Everything from the line with "Recreate this image" down to the line with "[0.03, 0, 0, 0, 0];" below must be printed exactly, those two lines included. Exclude pictures.

[start THE INPUT]

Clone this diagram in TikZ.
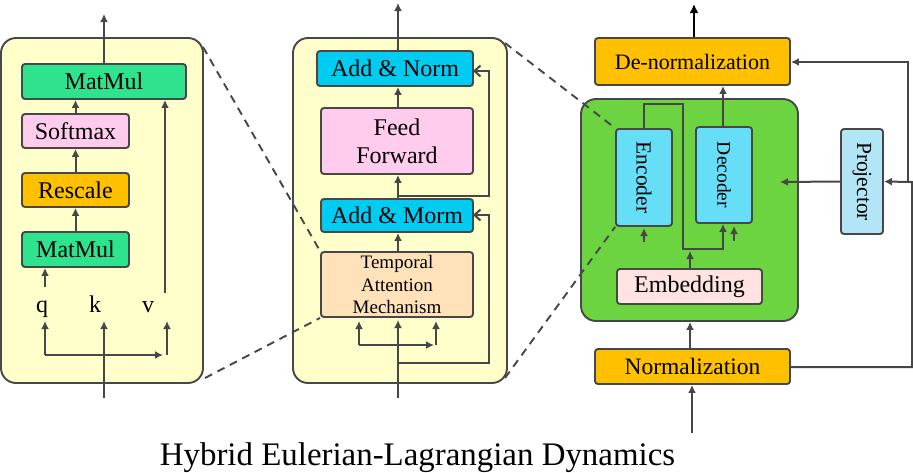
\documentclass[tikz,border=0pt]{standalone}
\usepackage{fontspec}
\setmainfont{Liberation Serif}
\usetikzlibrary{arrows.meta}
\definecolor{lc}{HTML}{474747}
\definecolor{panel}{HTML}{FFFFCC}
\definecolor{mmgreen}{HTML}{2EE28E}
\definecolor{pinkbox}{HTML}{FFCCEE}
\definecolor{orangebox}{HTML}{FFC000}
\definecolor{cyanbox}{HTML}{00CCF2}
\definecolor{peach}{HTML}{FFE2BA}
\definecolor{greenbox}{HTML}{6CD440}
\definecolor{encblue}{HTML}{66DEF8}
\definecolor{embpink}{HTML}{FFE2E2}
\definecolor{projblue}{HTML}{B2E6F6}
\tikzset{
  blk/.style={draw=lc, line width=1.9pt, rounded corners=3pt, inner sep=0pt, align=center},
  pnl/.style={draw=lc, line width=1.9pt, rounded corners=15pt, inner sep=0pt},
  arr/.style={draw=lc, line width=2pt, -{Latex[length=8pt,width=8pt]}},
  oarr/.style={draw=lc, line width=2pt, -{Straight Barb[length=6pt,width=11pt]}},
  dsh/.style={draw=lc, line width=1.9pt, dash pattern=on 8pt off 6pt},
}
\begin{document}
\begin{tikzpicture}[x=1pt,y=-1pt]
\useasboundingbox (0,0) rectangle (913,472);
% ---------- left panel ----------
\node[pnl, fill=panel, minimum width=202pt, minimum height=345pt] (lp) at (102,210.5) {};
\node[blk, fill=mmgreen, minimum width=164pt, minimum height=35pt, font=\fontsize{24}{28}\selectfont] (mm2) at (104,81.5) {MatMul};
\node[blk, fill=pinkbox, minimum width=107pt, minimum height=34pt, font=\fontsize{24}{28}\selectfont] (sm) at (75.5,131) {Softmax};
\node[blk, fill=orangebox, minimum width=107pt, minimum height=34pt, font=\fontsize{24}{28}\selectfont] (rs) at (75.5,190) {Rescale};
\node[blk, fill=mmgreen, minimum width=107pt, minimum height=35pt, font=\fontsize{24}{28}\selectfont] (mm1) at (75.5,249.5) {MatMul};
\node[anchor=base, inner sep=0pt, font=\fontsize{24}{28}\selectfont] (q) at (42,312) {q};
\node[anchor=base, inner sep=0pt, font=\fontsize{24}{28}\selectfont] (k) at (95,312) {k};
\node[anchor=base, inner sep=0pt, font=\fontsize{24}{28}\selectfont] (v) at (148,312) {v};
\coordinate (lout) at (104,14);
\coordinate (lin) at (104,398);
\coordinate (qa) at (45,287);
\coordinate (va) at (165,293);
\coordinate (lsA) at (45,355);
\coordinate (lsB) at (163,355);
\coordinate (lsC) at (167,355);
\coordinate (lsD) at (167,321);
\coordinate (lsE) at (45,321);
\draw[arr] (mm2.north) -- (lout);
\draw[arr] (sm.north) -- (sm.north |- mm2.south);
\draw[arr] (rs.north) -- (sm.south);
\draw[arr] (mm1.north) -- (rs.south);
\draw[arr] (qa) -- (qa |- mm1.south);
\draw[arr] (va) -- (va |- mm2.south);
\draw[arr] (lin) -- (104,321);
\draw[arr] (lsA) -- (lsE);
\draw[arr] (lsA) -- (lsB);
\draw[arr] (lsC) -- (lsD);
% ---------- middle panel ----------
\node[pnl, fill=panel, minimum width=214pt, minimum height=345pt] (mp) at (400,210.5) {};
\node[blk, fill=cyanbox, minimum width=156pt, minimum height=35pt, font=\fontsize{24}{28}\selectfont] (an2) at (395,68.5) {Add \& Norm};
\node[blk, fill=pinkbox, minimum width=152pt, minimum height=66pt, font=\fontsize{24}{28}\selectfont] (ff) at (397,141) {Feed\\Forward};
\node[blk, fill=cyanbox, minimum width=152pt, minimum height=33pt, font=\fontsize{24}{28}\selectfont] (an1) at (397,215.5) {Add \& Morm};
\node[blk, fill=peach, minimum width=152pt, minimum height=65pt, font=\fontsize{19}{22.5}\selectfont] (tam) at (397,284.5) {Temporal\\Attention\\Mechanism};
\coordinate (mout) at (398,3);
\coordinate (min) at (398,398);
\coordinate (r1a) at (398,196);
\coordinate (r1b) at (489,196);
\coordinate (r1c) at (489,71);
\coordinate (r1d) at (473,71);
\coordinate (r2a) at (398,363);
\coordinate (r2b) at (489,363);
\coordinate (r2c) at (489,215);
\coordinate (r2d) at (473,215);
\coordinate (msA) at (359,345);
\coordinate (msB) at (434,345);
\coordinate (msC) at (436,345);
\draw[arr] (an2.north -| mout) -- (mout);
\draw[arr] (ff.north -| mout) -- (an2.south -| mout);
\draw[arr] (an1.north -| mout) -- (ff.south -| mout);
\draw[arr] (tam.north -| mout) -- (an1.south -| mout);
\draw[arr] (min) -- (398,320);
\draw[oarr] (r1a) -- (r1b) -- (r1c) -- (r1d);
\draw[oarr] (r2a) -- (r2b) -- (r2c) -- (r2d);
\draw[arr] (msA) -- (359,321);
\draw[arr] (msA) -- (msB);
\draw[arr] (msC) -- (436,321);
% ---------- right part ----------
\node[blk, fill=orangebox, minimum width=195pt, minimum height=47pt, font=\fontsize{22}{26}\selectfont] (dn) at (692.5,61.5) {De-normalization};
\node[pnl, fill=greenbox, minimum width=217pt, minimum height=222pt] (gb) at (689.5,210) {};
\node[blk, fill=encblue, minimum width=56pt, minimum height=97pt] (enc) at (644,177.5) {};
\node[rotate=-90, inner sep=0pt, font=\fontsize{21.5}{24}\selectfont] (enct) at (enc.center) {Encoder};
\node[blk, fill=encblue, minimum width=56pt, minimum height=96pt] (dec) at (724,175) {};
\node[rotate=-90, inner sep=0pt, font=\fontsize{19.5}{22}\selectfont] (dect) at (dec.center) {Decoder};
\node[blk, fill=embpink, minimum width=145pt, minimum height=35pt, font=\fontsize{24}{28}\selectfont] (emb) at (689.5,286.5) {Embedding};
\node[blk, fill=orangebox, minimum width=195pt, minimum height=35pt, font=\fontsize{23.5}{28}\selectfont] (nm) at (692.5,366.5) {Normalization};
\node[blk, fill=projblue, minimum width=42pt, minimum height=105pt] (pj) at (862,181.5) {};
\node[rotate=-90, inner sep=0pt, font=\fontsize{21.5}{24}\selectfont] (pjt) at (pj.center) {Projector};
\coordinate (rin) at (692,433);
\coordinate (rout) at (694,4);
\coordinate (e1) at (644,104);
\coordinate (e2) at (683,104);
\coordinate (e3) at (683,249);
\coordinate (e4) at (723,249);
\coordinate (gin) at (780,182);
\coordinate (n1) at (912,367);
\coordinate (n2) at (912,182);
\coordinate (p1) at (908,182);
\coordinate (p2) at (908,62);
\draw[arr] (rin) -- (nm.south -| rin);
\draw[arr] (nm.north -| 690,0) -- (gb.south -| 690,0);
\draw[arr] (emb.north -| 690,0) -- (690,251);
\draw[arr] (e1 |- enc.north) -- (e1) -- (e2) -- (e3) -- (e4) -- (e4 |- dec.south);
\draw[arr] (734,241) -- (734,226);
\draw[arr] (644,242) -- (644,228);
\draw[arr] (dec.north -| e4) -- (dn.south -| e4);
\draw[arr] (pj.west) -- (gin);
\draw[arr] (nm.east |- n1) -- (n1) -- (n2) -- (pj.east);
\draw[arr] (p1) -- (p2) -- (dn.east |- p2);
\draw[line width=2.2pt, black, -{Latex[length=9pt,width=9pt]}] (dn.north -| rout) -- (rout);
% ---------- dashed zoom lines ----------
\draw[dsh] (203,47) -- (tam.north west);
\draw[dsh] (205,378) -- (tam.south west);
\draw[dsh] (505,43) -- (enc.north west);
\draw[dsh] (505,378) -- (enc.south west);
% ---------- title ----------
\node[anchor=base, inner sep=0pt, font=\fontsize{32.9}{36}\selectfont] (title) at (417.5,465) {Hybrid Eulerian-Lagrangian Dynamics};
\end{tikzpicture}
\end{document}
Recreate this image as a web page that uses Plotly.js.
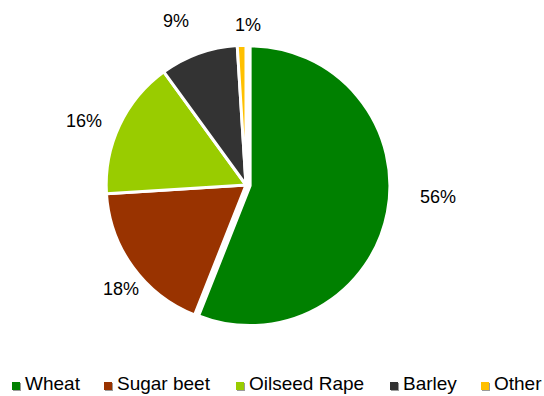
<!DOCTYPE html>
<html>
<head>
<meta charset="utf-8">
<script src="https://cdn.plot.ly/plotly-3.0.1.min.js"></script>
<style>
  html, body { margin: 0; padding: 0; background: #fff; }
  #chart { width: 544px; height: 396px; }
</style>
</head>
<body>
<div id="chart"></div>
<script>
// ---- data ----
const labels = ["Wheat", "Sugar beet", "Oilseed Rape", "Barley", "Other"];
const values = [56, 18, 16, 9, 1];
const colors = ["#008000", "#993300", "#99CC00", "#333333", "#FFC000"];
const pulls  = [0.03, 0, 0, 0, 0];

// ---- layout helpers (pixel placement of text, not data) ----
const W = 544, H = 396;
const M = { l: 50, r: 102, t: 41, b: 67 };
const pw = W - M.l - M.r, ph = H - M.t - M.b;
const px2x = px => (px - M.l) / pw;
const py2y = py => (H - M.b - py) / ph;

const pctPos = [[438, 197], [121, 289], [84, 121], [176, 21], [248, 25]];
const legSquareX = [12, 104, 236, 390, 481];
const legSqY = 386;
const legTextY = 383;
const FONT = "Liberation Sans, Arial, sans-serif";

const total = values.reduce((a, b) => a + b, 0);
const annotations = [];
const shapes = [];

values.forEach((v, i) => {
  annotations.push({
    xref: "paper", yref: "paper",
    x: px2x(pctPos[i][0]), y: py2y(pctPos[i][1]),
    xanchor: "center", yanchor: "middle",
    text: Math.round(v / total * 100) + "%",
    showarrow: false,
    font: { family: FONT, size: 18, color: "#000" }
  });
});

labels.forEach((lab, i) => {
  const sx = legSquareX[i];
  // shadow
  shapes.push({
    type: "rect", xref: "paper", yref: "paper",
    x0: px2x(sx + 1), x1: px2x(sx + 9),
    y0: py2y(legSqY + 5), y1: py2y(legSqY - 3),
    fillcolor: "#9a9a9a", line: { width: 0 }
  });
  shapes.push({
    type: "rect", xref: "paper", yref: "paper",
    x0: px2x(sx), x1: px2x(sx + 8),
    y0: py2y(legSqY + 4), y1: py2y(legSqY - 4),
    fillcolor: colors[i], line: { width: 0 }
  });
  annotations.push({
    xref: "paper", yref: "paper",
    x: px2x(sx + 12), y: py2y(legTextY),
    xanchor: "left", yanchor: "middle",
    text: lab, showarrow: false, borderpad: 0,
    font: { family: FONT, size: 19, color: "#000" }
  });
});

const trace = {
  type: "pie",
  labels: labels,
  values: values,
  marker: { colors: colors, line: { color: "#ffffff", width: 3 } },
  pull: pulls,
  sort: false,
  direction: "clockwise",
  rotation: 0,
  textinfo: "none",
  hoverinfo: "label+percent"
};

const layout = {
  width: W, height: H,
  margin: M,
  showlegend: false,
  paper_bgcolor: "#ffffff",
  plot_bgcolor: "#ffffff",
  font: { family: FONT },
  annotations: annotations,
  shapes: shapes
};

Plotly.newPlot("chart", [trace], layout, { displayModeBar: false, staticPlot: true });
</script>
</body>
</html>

[end THE INPUT]

* ANSWER TO THIS TASK
Recreate this image as a web page that uses Plotly.js.
<!DOCTYPE html>
<html>
<head>
<meta charset="utf-8">
<script src="https://cdn.plot.ly/plotly-3.0.1.min.js"></script>
<style>
  html, body { margin: 0; padding: 0; background: #fff; }
  #chart { width: 544px; height: 396px; }
</style>
</head>
<body>
<div id="chart"></div>
<script>
// ---- data ----
const labels = ["Wheat", "Sugar beet", "Oilseed Rape", "Barley", "Other"];
const values = [56, 18, 16, 9, 1];
const colors = ["#008000", "#993300", "#99CC00", "#333333", "#FFC000"];
const pulls  = [0.03, 0, 0, 0, 0];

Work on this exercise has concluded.